GerExit 5%: While this seems like such a low possibility, it does seem that Germany is becoming more and more isolated from the rest of Europe (with the possible exception of Finland which seems even more separated, both physically and fiscally). Is there a point where Germany just decides that “I’m going to take my ball and go home!” Does it get too tiring being the “only adult in the room” or at least believing that you are the only adult in the room? Does Germany believe that its system is superior enough to withstand the immediate pain from moving to a much stronger currency? Would they be more comfortable dealing with the issues of having a the Bundesbank run a new Deutschemark instead of feeling that they have to constantly act as the police of the European banking system? At some point, does the feeling that they are the only owns really sticking to the original plan become so frustrating that they decide it isn’t worth it? Would a German exit from the Euro be welcomed by others? In theory, a Euro without Germany and maybe some other strong members, would sell off dramatically. It should help the rest of the countries become more competitive, and if they still allow visa free travel, it won’t hurt the tourist trade as relatively rich Germans still come to the Mediterranean to spend their shiny new Deutschemarks. This seems like a very low probability event as Germany has been a key architect of the Eurozone and done so much to keep it together, but, it does in many ways seems to solve the issues faster and more conclusively than any solution focused on Greece.

What This Means For Trading

I think Friday’s outcome and the potential future outcomes boil down to a few simple things to consider

  • Friday’s bounce was rather weak. The S&P and NASDAQ both only managed to climb by 0.6%. Since Europe had already closed down for the weekend, almost all the short covering related to announcements would have to have been done in the U.S. market – making the pop even less compelling. A classic example of “buy the rumor, sell the news”? Treasuries still wound up the day only unchanged as well.
  • Unless someone senior from Greece says they are defaulting, or someone senior from Germany says they are kicking Greece out, any headlines from Europe should be ignored. Over time which of the scenarios seems most likely should play out, but until then, this is mostly noise.
  • I will be looking to see how Spain reacts – will Rajoy’s opposition view Greece’s extension as a victory for Greece and put renewed pressure on Rajoy? Will the Greek people feel like their leaders sold out too quickly and try to put an actual radical party in charge? It seems that a few days of EU Summits can take the radical out of a party.
  • We can now focus on the domestic situation.
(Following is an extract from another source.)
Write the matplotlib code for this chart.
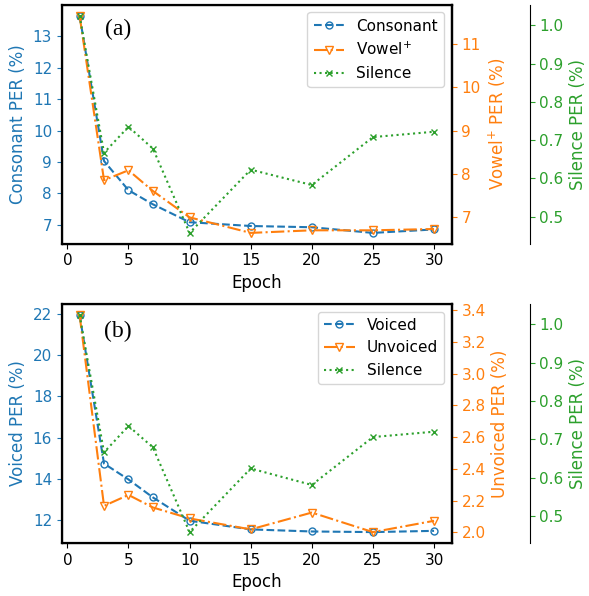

On earnings and growth and what it means to have a Fed far more interested in “normalizing” policy than intervening at every market blip?

Be Careful What You Wish For

Yes, we are all sick and tired of the incessant Greek headlines, but I am not so sure we will like what we see when we resume focus on our own economy

I have to admit that the chart is far less compelling on a longer term time horizon, but I wanted to end this note with a good segue into the new “meme” that I expect to dominate the news waves over the coming weeks – what is going on with the U.S. economy and is it really as good as the last NFP report suggested?